** BEGIN Provided records **

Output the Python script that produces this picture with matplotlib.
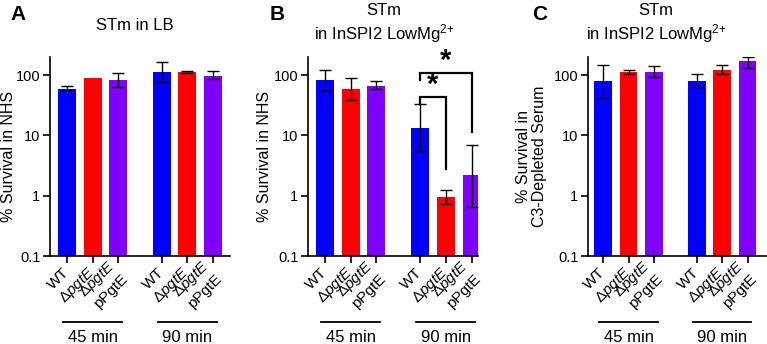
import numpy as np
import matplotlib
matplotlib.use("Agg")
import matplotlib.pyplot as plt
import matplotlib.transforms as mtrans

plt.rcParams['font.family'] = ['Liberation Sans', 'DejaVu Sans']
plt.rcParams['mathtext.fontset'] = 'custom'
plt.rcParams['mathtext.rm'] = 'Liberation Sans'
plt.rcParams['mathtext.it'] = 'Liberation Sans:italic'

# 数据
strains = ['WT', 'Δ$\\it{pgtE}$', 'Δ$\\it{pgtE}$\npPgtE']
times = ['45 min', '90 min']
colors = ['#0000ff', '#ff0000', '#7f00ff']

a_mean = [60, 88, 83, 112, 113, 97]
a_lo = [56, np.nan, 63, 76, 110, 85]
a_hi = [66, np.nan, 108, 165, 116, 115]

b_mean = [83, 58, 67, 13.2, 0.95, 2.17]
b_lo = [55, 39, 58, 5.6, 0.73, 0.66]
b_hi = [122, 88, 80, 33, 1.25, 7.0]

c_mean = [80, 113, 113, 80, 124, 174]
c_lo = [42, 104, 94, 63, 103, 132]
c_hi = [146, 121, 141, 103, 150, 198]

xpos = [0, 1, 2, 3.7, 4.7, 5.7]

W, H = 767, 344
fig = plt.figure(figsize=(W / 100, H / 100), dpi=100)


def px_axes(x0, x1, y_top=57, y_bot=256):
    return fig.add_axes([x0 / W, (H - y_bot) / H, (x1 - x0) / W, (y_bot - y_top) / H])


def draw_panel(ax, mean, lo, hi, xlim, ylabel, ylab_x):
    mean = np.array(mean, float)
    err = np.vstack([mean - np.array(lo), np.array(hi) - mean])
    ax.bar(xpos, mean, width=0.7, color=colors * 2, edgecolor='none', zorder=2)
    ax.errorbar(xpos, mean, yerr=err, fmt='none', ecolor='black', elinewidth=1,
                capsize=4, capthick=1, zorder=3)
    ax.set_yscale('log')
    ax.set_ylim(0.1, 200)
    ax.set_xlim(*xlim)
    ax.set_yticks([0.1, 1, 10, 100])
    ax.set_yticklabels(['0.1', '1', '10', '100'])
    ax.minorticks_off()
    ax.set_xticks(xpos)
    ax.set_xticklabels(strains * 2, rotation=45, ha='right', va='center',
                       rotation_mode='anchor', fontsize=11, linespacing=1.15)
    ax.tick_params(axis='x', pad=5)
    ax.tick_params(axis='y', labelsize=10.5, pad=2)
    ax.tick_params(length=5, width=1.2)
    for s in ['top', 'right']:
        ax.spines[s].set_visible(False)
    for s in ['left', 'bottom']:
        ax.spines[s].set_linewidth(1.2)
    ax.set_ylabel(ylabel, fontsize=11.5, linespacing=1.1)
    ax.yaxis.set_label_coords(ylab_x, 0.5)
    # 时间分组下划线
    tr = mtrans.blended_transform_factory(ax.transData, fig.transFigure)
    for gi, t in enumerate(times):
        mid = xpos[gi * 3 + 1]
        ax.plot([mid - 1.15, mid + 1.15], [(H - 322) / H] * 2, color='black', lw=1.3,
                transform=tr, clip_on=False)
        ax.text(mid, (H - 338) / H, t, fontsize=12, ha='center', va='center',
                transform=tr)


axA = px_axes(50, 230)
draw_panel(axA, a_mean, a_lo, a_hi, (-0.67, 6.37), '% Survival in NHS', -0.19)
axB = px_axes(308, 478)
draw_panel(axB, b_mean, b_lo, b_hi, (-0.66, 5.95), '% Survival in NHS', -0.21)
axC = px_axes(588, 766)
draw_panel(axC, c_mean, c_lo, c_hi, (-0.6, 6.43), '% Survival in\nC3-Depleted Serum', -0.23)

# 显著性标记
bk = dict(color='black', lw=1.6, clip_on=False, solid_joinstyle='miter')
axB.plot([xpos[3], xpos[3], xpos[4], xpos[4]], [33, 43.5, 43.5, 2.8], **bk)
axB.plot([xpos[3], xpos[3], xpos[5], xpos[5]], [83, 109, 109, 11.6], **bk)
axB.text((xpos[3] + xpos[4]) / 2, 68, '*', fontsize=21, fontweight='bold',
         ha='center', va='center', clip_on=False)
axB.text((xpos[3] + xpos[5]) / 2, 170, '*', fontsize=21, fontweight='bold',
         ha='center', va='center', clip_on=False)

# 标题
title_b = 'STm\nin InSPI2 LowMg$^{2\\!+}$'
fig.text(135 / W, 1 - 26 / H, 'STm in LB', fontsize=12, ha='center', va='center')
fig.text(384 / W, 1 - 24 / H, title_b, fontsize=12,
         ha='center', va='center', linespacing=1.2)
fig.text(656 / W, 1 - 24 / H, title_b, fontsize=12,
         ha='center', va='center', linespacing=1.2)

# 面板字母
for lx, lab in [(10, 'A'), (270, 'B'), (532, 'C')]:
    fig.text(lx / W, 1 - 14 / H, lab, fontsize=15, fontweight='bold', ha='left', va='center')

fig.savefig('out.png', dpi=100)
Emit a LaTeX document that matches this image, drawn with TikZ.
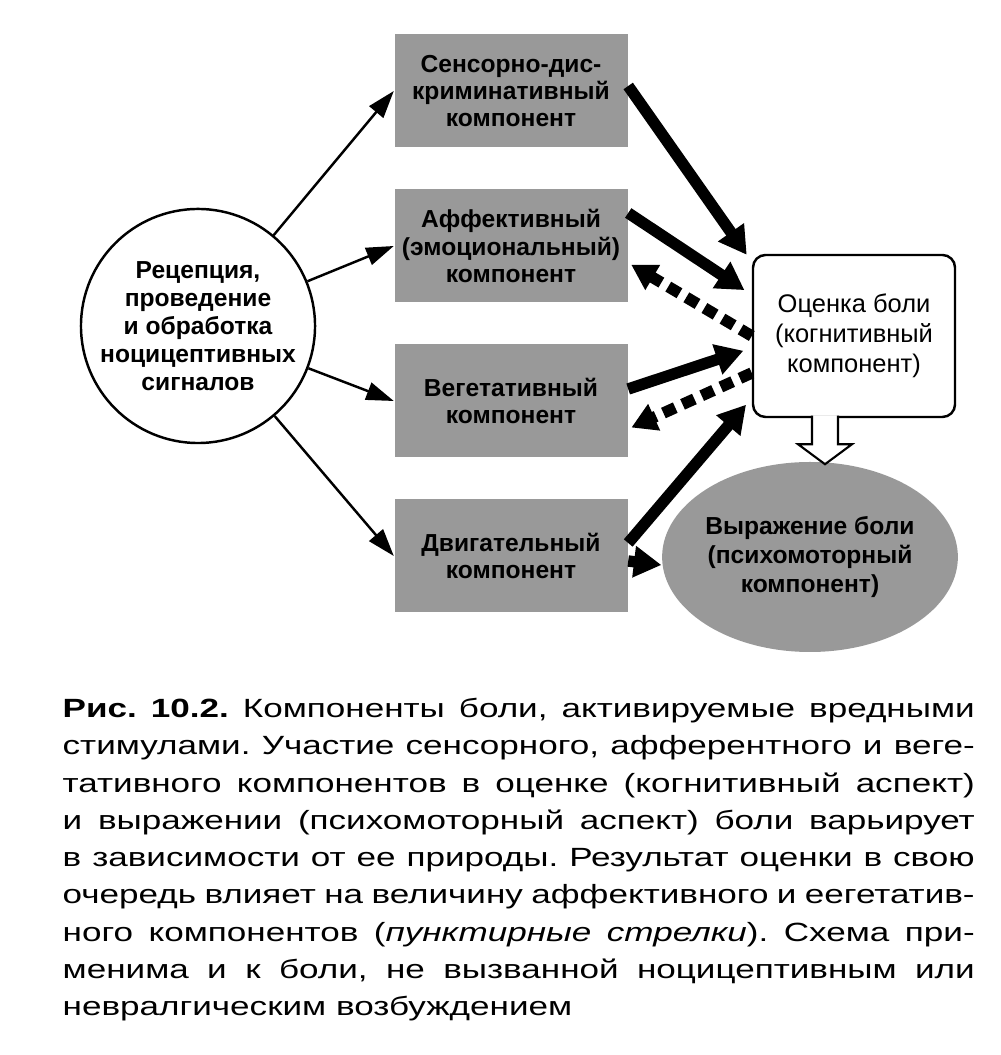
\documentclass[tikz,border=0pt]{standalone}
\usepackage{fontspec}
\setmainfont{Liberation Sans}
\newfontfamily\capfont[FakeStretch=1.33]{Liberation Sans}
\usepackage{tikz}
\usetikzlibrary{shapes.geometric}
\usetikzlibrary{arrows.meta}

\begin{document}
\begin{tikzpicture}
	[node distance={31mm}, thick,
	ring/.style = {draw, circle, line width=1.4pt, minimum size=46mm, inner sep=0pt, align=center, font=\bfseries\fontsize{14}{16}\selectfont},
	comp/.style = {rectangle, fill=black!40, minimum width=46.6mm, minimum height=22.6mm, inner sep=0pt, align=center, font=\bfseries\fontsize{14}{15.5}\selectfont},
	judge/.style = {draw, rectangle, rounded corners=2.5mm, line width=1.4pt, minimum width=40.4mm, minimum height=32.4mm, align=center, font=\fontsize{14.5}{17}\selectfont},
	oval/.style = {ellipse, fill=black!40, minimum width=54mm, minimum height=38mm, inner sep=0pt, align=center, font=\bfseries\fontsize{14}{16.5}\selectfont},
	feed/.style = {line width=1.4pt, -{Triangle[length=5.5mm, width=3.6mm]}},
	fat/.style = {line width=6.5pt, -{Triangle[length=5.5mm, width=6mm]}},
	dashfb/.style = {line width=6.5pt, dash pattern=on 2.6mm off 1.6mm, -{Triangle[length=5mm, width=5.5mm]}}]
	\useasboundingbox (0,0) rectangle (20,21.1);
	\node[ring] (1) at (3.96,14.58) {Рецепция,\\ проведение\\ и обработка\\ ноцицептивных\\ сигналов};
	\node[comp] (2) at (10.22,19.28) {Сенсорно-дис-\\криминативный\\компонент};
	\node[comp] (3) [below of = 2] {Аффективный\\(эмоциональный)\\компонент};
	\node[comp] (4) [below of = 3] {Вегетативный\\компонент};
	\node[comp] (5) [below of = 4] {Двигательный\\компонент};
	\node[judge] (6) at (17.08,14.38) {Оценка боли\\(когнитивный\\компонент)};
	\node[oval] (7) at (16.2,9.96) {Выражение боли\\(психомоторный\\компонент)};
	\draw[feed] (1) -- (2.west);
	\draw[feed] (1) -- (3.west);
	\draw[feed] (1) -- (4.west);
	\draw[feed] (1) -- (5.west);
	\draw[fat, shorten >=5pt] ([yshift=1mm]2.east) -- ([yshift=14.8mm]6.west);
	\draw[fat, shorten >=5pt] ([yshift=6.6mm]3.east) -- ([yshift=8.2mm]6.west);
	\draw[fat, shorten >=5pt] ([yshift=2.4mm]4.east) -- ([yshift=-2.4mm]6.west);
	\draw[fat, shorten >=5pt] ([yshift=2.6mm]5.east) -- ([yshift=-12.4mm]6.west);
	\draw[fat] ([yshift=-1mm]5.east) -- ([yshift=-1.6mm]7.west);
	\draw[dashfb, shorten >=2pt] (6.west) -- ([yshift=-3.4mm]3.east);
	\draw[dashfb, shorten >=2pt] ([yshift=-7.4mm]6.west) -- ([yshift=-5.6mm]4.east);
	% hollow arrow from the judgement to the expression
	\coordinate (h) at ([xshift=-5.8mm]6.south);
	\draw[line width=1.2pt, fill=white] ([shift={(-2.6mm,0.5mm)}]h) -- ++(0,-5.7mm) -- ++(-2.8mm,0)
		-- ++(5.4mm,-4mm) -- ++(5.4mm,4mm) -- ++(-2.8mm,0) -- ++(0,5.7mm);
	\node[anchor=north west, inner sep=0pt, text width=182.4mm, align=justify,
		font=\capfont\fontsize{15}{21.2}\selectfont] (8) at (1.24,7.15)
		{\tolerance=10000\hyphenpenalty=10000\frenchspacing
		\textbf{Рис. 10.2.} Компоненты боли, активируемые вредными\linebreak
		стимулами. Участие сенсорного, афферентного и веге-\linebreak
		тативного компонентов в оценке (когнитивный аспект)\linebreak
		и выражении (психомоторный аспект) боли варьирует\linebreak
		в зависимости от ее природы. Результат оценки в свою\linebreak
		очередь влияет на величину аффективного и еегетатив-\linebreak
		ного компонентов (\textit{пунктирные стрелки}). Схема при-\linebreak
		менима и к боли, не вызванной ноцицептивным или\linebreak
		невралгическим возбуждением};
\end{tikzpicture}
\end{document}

** END Provided records **

• Challenge
Your task is to restate word for word the lines from the top of the data to the line containing "b_hi = [122, 88, 80, 33, 1.25, 7.0]", both ends included, with every picture left out.

• Final result
Output the Python script that produces this picture with matplotlib.
import numpy as np
import matplotlib
matplotlib.use("Agg")
import matplotlib.pyplot as plt
import matplotlib.transforms as mtrans

plt.rcParams['font.family'] = ['Liberation Sans', 'DejaVu Sans']
plt.rcParams['mathtext.fontset'] = 'custom'
plt.rcParams['mathtext.rm'] = 'Liberation Sans'
plt.rcParams['mathtext.it'] = 'Liberation Sans:italic'

# 数据
strains = ['WT', 'Δ$\\it{pgtE}$', 'Δ$\\it{pgtE}$\npPgtE']
times = ['45 min', '90 min']
colors = ['#0000ff', '#ff0000', '#7f00ff']

a_mean = [60, 88, 83, 112, 113, 97]
a_lo = [56, np.nan, 63, 76, 110, 85]
a_hi = [66, np.nan, 108, 165, 116, 115]

b_mean = [83, 58, 67, 13.2, 0.95, 2.17]
b_lo = [55, 39, 58, 5.6, 0.73, 0.66]
b_hi = [122, 88, 80, 33, 1.25, 7.0]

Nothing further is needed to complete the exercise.